INFORMATION PROVIDED
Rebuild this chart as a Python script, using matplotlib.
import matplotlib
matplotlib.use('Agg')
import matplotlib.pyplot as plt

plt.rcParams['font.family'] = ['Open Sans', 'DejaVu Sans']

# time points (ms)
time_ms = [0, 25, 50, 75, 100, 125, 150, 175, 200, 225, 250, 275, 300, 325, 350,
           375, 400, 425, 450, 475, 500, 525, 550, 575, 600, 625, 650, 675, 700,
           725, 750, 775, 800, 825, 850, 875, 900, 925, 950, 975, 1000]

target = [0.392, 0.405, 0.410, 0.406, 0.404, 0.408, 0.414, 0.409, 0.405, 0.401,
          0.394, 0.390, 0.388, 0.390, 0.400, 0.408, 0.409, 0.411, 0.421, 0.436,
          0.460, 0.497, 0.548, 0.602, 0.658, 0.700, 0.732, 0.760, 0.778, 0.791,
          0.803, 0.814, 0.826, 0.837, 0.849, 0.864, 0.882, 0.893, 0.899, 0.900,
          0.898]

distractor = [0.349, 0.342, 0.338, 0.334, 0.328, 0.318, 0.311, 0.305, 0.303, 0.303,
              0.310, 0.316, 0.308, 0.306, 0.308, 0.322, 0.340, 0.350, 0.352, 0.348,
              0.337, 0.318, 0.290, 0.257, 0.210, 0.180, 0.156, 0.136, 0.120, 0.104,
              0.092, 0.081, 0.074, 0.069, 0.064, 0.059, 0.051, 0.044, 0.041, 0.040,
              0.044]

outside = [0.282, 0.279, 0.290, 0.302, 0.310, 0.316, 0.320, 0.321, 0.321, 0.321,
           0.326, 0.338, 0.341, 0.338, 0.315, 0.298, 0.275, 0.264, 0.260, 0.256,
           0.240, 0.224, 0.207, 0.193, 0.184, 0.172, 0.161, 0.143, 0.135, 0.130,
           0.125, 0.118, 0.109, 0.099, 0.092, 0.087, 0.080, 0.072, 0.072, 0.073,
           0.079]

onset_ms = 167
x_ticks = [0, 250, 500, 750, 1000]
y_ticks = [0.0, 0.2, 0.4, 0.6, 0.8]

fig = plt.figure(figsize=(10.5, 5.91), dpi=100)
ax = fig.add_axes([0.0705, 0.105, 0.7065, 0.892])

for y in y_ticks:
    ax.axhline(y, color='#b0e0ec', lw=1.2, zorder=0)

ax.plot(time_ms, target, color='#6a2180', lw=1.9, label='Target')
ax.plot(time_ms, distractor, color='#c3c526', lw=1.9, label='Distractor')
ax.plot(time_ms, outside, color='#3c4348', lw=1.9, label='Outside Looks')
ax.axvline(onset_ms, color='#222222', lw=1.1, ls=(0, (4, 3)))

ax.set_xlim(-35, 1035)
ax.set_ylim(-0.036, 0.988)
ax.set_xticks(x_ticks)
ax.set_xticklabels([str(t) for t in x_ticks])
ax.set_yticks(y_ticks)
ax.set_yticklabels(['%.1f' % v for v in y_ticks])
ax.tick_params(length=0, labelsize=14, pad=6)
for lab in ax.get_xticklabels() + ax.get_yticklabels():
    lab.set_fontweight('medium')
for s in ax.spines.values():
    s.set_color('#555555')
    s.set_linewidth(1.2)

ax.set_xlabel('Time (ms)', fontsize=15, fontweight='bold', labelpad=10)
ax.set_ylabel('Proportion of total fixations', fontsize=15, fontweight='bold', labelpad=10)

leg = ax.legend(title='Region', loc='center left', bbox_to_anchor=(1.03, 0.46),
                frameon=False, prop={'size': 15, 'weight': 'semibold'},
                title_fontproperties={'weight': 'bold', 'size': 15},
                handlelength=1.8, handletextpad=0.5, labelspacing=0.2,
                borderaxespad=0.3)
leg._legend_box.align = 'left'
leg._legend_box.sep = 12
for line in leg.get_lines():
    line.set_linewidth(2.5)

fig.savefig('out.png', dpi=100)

DESCRIPTION OF THE TASK
Copy, please, exactly the lines that start at the first line of the data and end at the line containing "950, 975, 1000]", both kept and no others.

IN RESPONSE
Rebuild this chart as a Python script, using matplotlib.
import matplotlib
matplotlib.use('Agg')
import matplotlib.pyplot as plt

plt.rcParams['font.family'] = ['Open Sans', 'DejaVu Sans']

# time points (ms)
time_ms = [0, 25, 50, 75, 100, 125, 150, 175, 200, 225, 250, 275, 300, 325, 350,
           375, 400, 425, 450, 475, 500, 525, 550, 575, 600, 625, 650, 675, 700,
           725, 750, 775, 800, 825, 850, 875, 900, 925, 950, 975, 1000]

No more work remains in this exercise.